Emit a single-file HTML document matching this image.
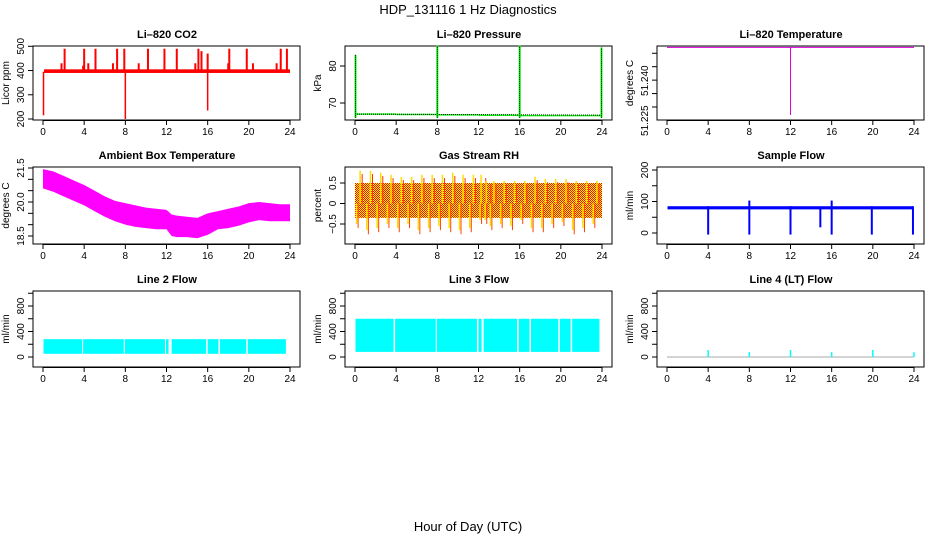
<!DOCTYPE html>
<html><head><meta charset="utf-8">
<style>
html,body{margin:0;padding:0;background:#fff;}
svg{display:block;font-family:"Liberation Sans",sans-serif;}
.t{font-size:11px;font-weight:bold;text-anchor:middle;}
.k{font-size:10px;text-anchor:middle;}
</style></head>
<body>
<svg id="c" width="936" height="540" viewBox="0 0 936 540">
<defs>
<pattern id="rh" width="2" height="2" patternUnits="userSpaceOnUse">
<rect width="2" height="2" fill="#ffff00"/><rect width="1" height="1" fill="#ff0000"/><rect x="1" y="1" width="1" height="1" fill="#ff0000"/>
</pattern>
</defs>
<text x="468" y="14" font-size="13" text-anchor="middle">HDP_131116  1 Hz Diagnostics</text>
<text x="468" y="531" font-size="13" text-anchor="middle">Hour of Day (UTC)</text>
</svg>
<script>
// ---- data ----
var xTicks=[0,4,8,12,16,20,24];
var co2Spikes=[1.8,2.1,3.9,4.0,4.4,5.1,6.8,7.2,7.9,9.3,10.2,11.8,13.0,14.8,15.1,15.4,16.0,18.0,18.1,19.8,20.4,22.7,23.1,23.7];
var co2SpikeTop=[430,490,420,490,430,490,430,490,490,430,490,490,490,430,490,480,470,430,490,490,430,430,490,490];
var co2Dips=[0.05,8.0,16.0];
var co2DipLow=[215,200,235];
var presSpikes=[0.05,8.0,16.0,23.95];
var presTop=[83,85.5,85.5,85];
var presBase=[67.0,66.9,66.8,66.7,66.6,66.6,66.7];
var tempLevel=51.2472, tempDipHour=12, tempDipLow=51.222;
var ambHours=[0,1,2,3,4,5,6,7,8,9,10,11,12,12.5,13,14,15,16,17,18,19,20,21,22,23,24];
var ambHi=[21.45,21.35,21.15,20.95,20.75,20.5,20.25,20.05,19.95,19.85,19.75,19.7,19.65,19.45,19.4,19.35,19.3,19.5,19.6,19.7,19.8,19.95,20.0,19.95,19.9,19.9];
var ambLo=[20.6,20.45,20.25,20.05,19.85,19.6,19.35,19.15,19.0,18.9,18.85,18.8,18.8,18.5,18.45,18.45,18.4,18.55,18.8,18.85,18.95,19.1,19.2,19.15,19.15,19.15];
var rhHours=[0,1,2,3,4,5,6,7,8,9,10,11,12,12.5,13,14,15,16,17,18,19,20,21,22,23,24];
var rhHi=[0.8,0.8,0.75,0.7,0.65,0.65,0.7,0.7,0.7,0.75,0.7,0.7,0.7,0.55,0.55,0.55,0.55,0.55,0.65,0.6,0.6,0.6,0.55,0.55,0.55,0.5];
var rhLo=[-0.6,-0.75,-0.7,-0.6,-0.7,-0.6,-0.75,-0.7,-0.65,-0.7,-0.75,-0.7,-0.5,-0.5,-0.65,-0.6,-0.65,-0.5,-0.7,-0.7,-0.6,-0.55,-0.75,-0.7,-0.6,-0.5];
var sfDips=[4.0,8.0,12.0,14.9,16.0,19.9,23.9];
var sfDipLow=[-5,-5,-5,18,-5,-5,-5];
var sfSpikeTop=[85,103,85,80,103,85,85];
var l2Starts=[0.05,3.9,7.95,11.95,12.5,16.0,17.2,19.9];
var l2Ends=[3.8,7.85,11.85,12.2,15.85,17.05,19.75,23.6];
var l2Lo=50, l2Hi=280;
var l3Starts=[0.05,3.9,7.95,12.0,12.5,15.9,17.1,19.9,21.1];
var l3Ends=[3.75,7.85,11.85,12.3,15.75,16.95,19.75,20.95,23.75];
var l3Lo=80, l3Hi=600;
var l4Spikes=[4,8,12,16,20,24];
var l4Top=[110,75,110,75,110,75];

var svg=document.getElementById('c');
var NS='http://www.w3.org/2000/svg';
function el(tag,attrs,parent){var e=document.createElementNS(NS,tag);for(var k in attrs)e.setAttribute(k,attrs[k]);(parent||svg).appendChild(e);return e;}

var colX=[43,355,667], rowBox=[[46,120],[167,244],[291,367]];
function panel(name,title,ylab,col,row,v0,p0,v1,p1,yticks,ylabels){
  var g=el('g',{});
  
  
  var x0=colX[col], top=rowBox[row][0], bot=rowBox[row][1];
  var P={g:g,sx:function(h){return x0+h*247/24;},sy:function(v){return p0+(v-v0)*(p1-p0)/(v1-v0);},top:top,bot:bot,x0:x0};
  var tt=el('text',{x:x0+124,y:top-8,'class':'t'},g);tt.textContent=title;
  
  
  var yl=el('text',{x:0,y:0,'class':'k',transform:'translate('+(x0-34)+','+((top+bot)/2)+') rotate(-90)'},g);yl.textContent=ylab;
  
  
  var fr=el('rect',{x:x0-10,y:top,width:267,height:bot-top,fill:'none',stroke:'#000','stroke-width':1},g);
  
  
  xTicks.forEach(function(t){var x=P.sx(t);el('line',{x1:x,x2:x,y1:bot,y2:bot+5,stroke:'#000'},g);
    var tx=el('text',{x:x,y:bot+15,'class':'k'},g);tx.textContent=t;
    
    });
  el('line',{x1:P.sx(0),x2:P.sx(24),y1:bot+0.5,y2:bot+0.5,stroke:'#000'},g);
  yticks.forEach(function(t,i){var y=P.sy(t);el('line',{x1:x0-10,x2:x0-15,y1:y,y2:y,stroke:'#000'},g);
    if(ylabels[i]!==''){var ty=el('text',{x:0,y:0,'class':'k',transform:'translate('+(x0-19)+','+y+') rotate(-90)'},g);ty.textContent=ylabels[i];
    
    }});
  P.data=el('g',{},g);
  return P;
}
function band(P,h0,h1,lo,hi,fill){var r=el('rect',{x:P.sx(h0),y:P.sy(hi),width:Math.max(1,P.sx(h1)-P.sx(h0)),height:P.sy(lo)-P.sy(hi),fill:fill},P.data);
  
  return r;}
function vline(P,h,a,b,col,w){var l=el('line',{x1:P.sx(h),x2:P.sx(h),y1:P.sy(a),y2:P.sy(b),stroke:col,'stroke-width':w||1},P.data);
  
  return l;}
function area(P,hs,lo,hi,fill){var pts=[];hs.forEach(function(h,i){pts.push(P.sx(h)+','+P.sy(hi[i]));});
  for(var i=hs.length-1;i>=0;i--)pts.push(P.sx(hs[i])+','+P.sy(lo[i]));
  var a=el('polygon',{points:pts.join(' '),fill:fill},P.data);
  
  return a;}

// CO2
var p=panel('co2-panel','Li\u2013820 CO2','Licor ppm',0,0,200,119,500,46.3,[200,300,400,500],['200','300','400','500']);
band(p,0.1,24,390,405,'#ff0000');
co2Spikes.forEach(function(h,i){vline(p,h,395,co2SpikeTop[i],'#ff0000',2);});
co2Dips.forEach(function(h,i){vline(p,h,395,co2DipLow[i],'#ff0000',1.5);});
// Pressure
p=panel('pressure-panel','Li\u2013820 Pressure','kPa',1,0,70,103,80,66,[70,80],['70','80']);
presBase.forEach(function(v,i){if(i<presBase.length-1)band(p,i*4,(i+1)*4,v-0.2,v+0.2,'#00ff00');});
el('line',{x1:p.sx(0),x2:p.sx(24),y1:p.sy(67),y2:p.sy(66.7),stroke:'#000','stroke-dasharray':'1,1'},p.data);
presSpikes.forEach(function(h,i){vline(p,h,66,presTop[i],'#00ff00',2);var d=vline(p,h,66,presTop[i],'#000',1);d.setAttribute('stroke-dasharray','1,1');});
// Temperature
p=panel('li820-temp-panel','Li\u2013820 Temperature','degrees C',2,0,51.225,107,51.240,66.7,[51.225,51.230,51.235,51.240,51.245],['','','','','']);
[['51.225',120.7],['51.240',80.7]].forEach(function(a){var t=el('text',{x:0,y:0,'class':'k',transform:'translate('+(p.x0-19)+','+a[1]+') rotate(-90)'},p.g);t.textContent=a[0];
  
  });
el('line',{x1:p.sx(0),x2:p.sx(24),y1:p.sy(tempLevel),y2:p.sy(tempLevel),stroke:'#dd00dd'},p.data);
vline(p,tempDipHour,tempLevel,tempDipLow,'#dd00dd',1);
// Ambient
p=panel('ambient-temp-panel','Ambient Box Temperature','degrees C',0,1,21.5,168,18.5,236,[18.5,19,19.5,20,20.5,21,21.5],['18.5','','','20.0','','','21.5']);
area(p,ambHours,ambLo,ambHi,'#ff00ff');
// RH
p=panel('gas-rh-panel','Gas Stream RH','percent',1,1,0.5,183,-0.5,224,[-0.5,0,0.5],['\u22120.5','0','0.5']);
band(p,0,24,-0.35,0.5,'url(#rh)');
rhHours.forEach(function(h,i){if(i<rhHours.length-1){vline(p,(h+rhHours[i+1])/2,0,rhHi[i],'#ffdd00',1.5);vline(p,h+0.3,0,rhLo[i],'#ff4400',1);vline(p,h+0.7,0,rhHi[i]-0.08,'#ff3300',1);vline(p,h+0.15,0,rhLo[i]+0.1,'#ffdd00',1.5);}});
// Sample flow
p=panel('sample-flow-panel','Sample Flow','ml/min',2,1,0,233,200,170,[0,50,100,150,200],['0','','100','','200']);
band(p,0.05,23.9,75,85,'#0000ff');
sfDips.forEach(function(h,i){vline(p,h,sfSpikeTop[i],sfDipLow[i],'#0000ff',2);});
// Line 2
p=panel('line2-flow-panel','Line 2 Flow','ml/min',0,2,0,357,800,306,[0,200,400,600,800,1000],['0','','400','','800','']);
l2Starts.forEach(function(s,i){band(p,s,l2Ends[i],l2Lo,l2Hi,'#00ffff');});
// Line 3
p=panel('line3-flow-panel','Line 3 Flow','ml/min',1,2,0,357,800,306,[0,200,400,600,800,1000],['0','','400','','800','']);
l3Starts.forEach(function(s,i){band(p,s,l3Ends[i],l3Lo,l3Hi,'#00ffff');});
// Line 4
p=panel('line4-flow-panel','Line 4 (LT) Flow','ml/min',2,2,0,357,800,306,[0,200,400,600,800,1000],['0','','400','','800','']);
el('line',{x1:p.sx(0),x2:p.sx(24),y1:p.sy(0),y2:p.sy(0),stroke:'#aaaaaa'},p.data);
l4Spikes.forEach(function(h,i){vline(p,h,0,l4Top[i],'#00ffff',1.5);});
</script>
</body></html>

■ Exercise prompt
In the material above, find each line that contains the word "document", and select it.

■ Correct answer
Emit a single-file HTML document matching this image.
var svg=document.getElementById('c');
function el(tag,attrs,parent){var e=document.createElementNS(NS,tag);for(var k in attrs)e.setAttribute(k,attrs[k]);(parent||svg).appendChild(e);return e;}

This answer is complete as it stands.